▶ _Records supplied_:
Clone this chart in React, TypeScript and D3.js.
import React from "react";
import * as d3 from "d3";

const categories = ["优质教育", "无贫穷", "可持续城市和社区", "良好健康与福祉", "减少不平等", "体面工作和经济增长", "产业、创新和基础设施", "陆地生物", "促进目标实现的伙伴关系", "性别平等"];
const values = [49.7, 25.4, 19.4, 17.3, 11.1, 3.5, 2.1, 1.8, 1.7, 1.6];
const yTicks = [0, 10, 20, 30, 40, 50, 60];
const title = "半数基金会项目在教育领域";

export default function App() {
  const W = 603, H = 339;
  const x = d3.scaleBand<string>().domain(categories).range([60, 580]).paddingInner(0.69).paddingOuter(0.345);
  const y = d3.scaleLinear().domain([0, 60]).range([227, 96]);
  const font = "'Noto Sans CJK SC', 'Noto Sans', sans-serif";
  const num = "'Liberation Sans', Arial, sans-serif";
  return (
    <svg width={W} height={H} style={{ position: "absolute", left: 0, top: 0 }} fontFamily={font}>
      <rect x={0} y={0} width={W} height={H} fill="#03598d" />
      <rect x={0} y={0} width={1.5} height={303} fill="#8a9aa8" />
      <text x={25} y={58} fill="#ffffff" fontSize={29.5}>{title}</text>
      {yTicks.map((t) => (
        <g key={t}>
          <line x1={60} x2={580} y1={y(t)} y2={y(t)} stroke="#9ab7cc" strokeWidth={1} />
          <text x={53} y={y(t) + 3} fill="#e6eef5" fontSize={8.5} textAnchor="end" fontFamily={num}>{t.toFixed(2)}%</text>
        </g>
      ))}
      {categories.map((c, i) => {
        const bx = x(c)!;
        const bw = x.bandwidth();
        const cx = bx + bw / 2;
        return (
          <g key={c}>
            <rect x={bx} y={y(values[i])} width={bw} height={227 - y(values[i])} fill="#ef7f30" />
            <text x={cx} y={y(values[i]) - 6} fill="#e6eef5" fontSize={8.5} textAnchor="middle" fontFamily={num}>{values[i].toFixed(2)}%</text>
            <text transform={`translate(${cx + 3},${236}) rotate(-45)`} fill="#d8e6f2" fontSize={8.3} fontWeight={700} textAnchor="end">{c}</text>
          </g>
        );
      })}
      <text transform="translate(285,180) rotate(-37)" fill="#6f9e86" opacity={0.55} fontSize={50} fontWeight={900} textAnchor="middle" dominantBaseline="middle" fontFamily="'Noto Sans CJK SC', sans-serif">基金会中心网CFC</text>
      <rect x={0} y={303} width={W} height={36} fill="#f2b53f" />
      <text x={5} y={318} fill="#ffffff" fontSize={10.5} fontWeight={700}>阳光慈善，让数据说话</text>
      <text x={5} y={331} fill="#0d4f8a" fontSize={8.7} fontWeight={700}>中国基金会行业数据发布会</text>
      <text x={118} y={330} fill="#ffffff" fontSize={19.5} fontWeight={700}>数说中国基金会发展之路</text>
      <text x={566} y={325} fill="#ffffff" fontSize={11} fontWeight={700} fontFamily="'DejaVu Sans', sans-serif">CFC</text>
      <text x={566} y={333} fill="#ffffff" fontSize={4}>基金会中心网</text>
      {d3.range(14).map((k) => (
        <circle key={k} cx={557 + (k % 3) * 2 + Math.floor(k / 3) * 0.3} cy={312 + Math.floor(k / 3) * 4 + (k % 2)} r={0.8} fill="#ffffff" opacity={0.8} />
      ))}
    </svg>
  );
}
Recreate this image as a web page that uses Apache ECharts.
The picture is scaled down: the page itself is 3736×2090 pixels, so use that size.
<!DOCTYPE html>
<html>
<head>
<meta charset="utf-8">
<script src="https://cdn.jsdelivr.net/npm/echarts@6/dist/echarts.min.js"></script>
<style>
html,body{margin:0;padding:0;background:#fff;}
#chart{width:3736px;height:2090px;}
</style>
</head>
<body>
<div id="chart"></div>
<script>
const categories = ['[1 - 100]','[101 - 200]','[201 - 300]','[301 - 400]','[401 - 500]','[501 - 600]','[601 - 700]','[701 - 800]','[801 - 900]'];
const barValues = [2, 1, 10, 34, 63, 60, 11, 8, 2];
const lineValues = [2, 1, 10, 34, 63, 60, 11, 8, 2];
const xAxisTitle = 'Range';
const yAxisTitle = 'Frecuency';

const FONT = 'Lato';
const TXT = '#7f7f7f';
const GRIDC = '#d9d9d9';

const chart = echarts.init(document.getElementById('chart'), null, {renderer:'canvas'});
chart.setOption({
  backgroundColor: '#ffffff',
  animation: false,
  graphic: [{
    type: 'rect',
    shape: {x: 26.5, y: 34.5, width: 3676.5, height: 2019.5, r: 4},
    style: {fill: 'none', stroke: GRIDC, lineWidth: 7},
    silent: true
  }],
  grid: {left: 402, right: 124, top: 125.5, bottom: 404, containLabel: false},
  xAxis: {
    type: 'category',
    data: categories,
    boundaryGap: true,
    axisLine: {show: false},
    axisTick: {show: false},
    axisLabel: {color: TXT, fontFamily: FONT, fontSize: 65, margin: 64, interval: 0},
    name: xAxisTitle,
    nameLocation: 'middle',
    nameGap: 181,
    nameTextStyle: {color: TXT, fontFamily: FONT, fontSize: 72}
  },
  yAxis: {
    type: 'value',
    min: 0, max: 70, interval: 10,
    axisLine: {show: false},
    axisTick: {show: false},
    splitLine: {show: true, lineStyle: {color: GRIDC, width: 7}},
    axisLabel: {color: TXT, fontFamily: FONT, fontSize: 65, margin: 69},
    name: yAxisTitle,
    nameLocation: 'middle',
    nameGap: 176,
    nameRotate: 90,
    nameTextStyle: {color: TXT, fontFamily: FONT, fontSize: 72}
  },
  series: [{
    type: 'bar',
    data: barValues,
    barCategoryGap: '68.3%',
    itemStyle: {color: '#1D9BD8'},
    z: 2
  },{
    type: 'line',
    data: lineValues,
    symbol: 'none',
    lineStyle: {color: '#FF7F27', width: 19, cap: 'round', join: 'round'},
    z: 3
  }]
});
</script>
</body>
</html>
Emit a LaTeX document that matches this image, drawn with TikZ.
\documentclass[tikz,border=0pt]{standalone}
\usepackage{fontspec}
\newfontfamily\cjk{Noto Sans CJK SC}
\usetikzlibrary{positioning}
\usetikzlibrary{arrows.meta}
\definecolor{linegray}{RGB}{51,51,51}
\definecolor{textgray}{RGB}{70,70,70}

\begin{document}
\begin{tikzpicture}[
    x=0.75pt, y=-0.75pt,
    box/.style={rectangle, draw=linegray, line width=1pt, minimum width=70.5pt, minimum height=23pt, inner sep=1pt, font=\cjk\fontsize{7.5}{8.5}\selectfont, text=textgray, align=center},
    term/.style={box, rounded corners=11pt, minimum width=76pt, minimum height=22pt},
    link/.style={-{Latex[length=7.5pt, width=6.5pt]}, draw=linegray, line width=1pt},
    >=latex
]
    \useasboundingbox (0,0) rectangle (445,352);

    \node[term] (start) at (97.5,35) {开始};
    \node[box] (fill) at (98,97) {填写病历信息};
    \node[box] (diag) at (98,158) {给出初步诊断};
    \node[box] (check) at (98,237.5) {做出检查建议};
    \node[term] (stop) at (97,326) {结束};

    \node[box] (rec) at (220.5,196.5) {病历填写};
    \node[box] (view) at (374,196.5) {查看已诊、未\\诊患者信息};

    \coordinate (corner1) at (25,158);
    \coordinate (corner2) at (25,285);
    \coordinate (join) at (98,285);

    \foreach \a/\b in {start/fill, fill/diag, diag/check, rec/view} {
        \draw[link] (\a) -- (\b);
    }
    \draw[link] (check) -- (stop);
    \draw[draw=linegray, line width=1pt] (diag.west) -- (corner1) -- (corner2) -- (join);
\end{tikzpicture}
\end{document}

▶ _Brief_: Copy out the whole listing, exactly as written.

▶ _Answer to the task_:
Clone this chart in React, TypeScript and D3.js.
import React from "react";
import * as d3 from "d3";

const categories = ["优质教育", "无贫穷", "可持续城市和社区", "良好健康与福祉", "减少不平等", "体面工作和经济增长", "产业、创新和基础设施", "陆地生物", "促进目标实现的伙伴关系", "性别平等"];
const values = [49.7, 25.4, 19.4, 17.3, 11.1, 3.5, 2.1, 1.8, 1.7, 1.6];
const yTicks = [0, 10, 20, 30, 40, 50, 60];
const title = "半数基金会项目在教育领域";

export default function App() {
  const W = 603, H = 339;
  const x = d3.scaleBand<string>().domain(categories).range([60, 580]).paddingInner(0.69).paddingOuter(0.345);
  const y = d3.scaleLinear().domain([0, 60]).range([227, 96]);
  const font = "'Noto Sans CJK SC', 'Noto Sans', sans-serif";
  const num = "'Liberation Sans', Arial, sans-serif";
  return (
    <svg width={W} height={H} style={{ position: "absolute", left: 0, top: 0 }} fontFamily={font}>
      <rect x={0} y={0} width={W} height={H} fill="#03598d" />
      <rect x={0} y={0} width={1.5} height={303} fill="#8a9aa8" />
      <text x={25} y={58} fill="#ffffff" fontSize={29.5}>{title}</text>
      {yTicks.map((t) => (
        <g key={t}>
          <line x1={60} x2={580} y1={y(t)} y2={y(t)} stroke="#9ab7cc" strokeWidth={1} />
          <text x={53} y={y(t) + 3} fill="#e6eef5" fontSize={8.5} textAnchor="end" fontFamily={num}>{t.toFixed(2)}%</text>
        </g>
      ))}
      {categories.map((c, i) => {
        const bx = x(c)!;
        const bw = x.bandwidth();
        const cx = bx + bw / 2;
        return (
          <g key={c}>
            <rect x={bx} y={y(values[i])} width={bw} height={227 - y(values[i])} fill="#ef7f30" />
            <text x={cx} y={y(values[i]) - 6} fill="#e6eef5" fontSize={8.5} textAnchor="middle" fontFamily={num}>{values[i].toFixed(2)}%</text>
            <text transform={`translate(${cx + 3},${236}) rotate(-45)`} fill="#d8e6f2" fontSize={8.3} fontWeight={700} textAnchor="end">{c}</text>
          </g>
        );
      })}
      <text transform="translate(285,180) rotate(-37)" fill="#6f9e86" opacity={0.55} fontSize={50} fontWeight={900} textAnchor="middle" dominantBaseline="middle" fontFamily="'Noto Sans CJK SC', sans-serif">基金会中心网CFC</text>
      <rect x={0} y={303} width={W} height={36} fill="#f2b53f" />
      <text x={5} y={318} fill="#ffffff" fontSize={10.5} fontWeight={700}>阳光慈善，让数据说话</text>
      <text x={5} y={331} fill="#0d4f8a" fontSize={8.7} fontWeight={700}>中国基金会行业数据发布会</text>
      <text x={118} y={330} fill="#ffffff" fontSize={19.5} fontWeight={700}>数说中国基金会发展之路</text>
      <text x={566} y={325} fill="#ffffff" fontSize={11} fontWeight={700} fontFamily="'DejaVu Sans', sans-serif">CFC</text>
      <text x={566} y={333} fill="#ffffff" fontSize={4}>基金会中心网</text>
      {d3.range(14).map((k) => (
        <circle key={k} cx={557 + (k % 3) * 2 + Math.floor(k / 3) * 0.3} cy={312 + Math.floor(k / 3) * 4 + (k % 2)} r={0.8} fill="#ffffff" opacity={0.8} />
      ))}
    </svg>
  );
}
Recreate this image as a web page that uses Apache ECharts.
The picture is scaled down: the page itself is 3736×2090 pixels, so use that size.
<!DOCTYPE html>
<html>
<head>
<meta charset="utf-8">
<script src="https://cdn.jsdelivr.net/npm/echarts@6/dist/echarts.min.js"></script>
<style>
html,body{margin:0;padding:0;background:#fff;}
#chart{width:3736px;height:2090px;}
</style>
</head>
<body>
<div id="chart"></div>
<script>
const categories = ['[1 - 100]','[101 - 200]','[201 - 300]','[301 - 400]','[401 - 500]','[501 - 600]','[601 - 700]','[701 - 800]','[801 - 900]'];
const barValues = [2, 1, 10, 34, 63, 60, 11, 8, 2];
const lineValues = [2, 1, 10, 34, 63, 60, 11, 8, 2];
const xAxisTitle = 'Range';
const yAxisTitle = 'Frecuency';

const FONT = 'Lato';
const TXT = '#7f7f7f';
const GRIDC = '#d9d9d9';

const chart = echarts.init(document.getElementById('chart'), null, {renderer:'canvas'});
chart.setOption({
  backgroundColor: '#ffffff',
  animation: false,
  graphic: [{
    type: 'rect',
    shape: {x: 26.5, y: 34.5, width: 3676.5, height: 2019.5, r: 4},
    style: {fill: 'none', stroke: GRIDC, lineWidth: 7},
    silent: true
  }],
  grid: {left: 402, right: 124, top: 125.5, bottom: 404, containLabel: false},
  xAxis: {
    type: 'category',
    data: categories,
    boundaryGap: true,
    axisLine: {show: false},
    axisTick: {show: false},
    axisLabel: {color: TXT, fontFamily: FONT, fontSize: 65, margin: 64, interval: 0},
    name: xAxisTitle,
    nameLocation: 'middle',
    nameGap: 181,
    nameTextStyle: {color: TXT, fontFamily: FONT, fontSize: 72}
  },
  yAxis: {
    type: 'value',
    min: 0, max: 70, interval: 10,
    axisLine: {show: false},
    axisTick: {show: false},
    splitLine: {show: true, lineStyle: {color: GRIDC, width: 7}},
    axisLabel: {color: TXT, fontFamily: FONT, fontSize: 65, margin: 69},
    name: yAxisTitle,
    nameLocation: 'middle',
    nameGap: 176,
    nameRotate: 90,
    nameTextStyle: {color: TXT, fontFamily: FONT, fontSize: 72}
  },
  series: [{
    type: 'bar',
    data: barValues,
    barCategoryGap: '68.3%',
    itemStyle: {color: '#1D9BD8'},
    z: 2
  },{
    type: 'line',
    data: lineValues,
    symbol: 'none',
    lineStyle: {color: '#FF7F27', width: 19, cap: 'round', join: 'round'},
    z: 3
  }]
});
</script>
</body>
</html>
Emit a LaTeX document that matches this image, drawn with TikZ.
\documentclass[tikz,border=0pt]{standalone}
\usepackage{fontspec}
\newfontfamily\cjk{Noto Sans CJK SC}
\usetikzlibrary{positioning}
\usetikzlibrary{arrows.meta}
\definecolor{linegray}{RGB}{51,51,51}
\definecolor{textgray}{RGB}{70,70,70}

\begin{document}
\begin{tikzpicture}[
    x=0.75pt, y=-0.75pt,
    box/.style={rectangle, draw=linegray, line width=1pt, minimum width=70.5pt, minimum height=23pt, inner sep=1pt, font=\cjk\fontsize{7.5}{8.5}\selectfont, text=textgray, align=center},
    term/.style={box, rounded corners=11pt, minimum width=76pt, minimum height=22pt},
    link/.style={-{Latex[length=7.5pt, width=6.5pt]}, draw=linegray, line width=1pt},
    >=latex
]
    \useasboundingbox (0,0) rectangle (445,352);

    \node[term] (start) at (97.5,35) {开始};
    \node[box] (fill) at (98,97) {填写病历信息};
    \node[box] (diag) at (98,158) {给出初步诊断};
    \node[box] (check) at (98,237.5) {做出检查建议};
    \node[term] (stop) at (97,326) {结束};

    \node[box] (rec) at (220.5,196.5) {病历填写};
    \node[box] (view) at (374,196.5) {查看已诊、未\\诊患者信息};

    \coordinate (corner1) at (25,158);
    \coordinate (corner2) at (25,285);
    \coordinate (join) at (98,285);

    \foreach \a/\b in {start/fill, fill/diag, diag/check, rec/view} {
        \draw[link] (\a) -- (\b);
    }
    \draw[link] (check) -- (stop);
    \draw[draw=linegray, line width=1pt] (diag.west) -- (corner1) -- (corner2) -- (join);
\end{tikzpicture}
\end{document}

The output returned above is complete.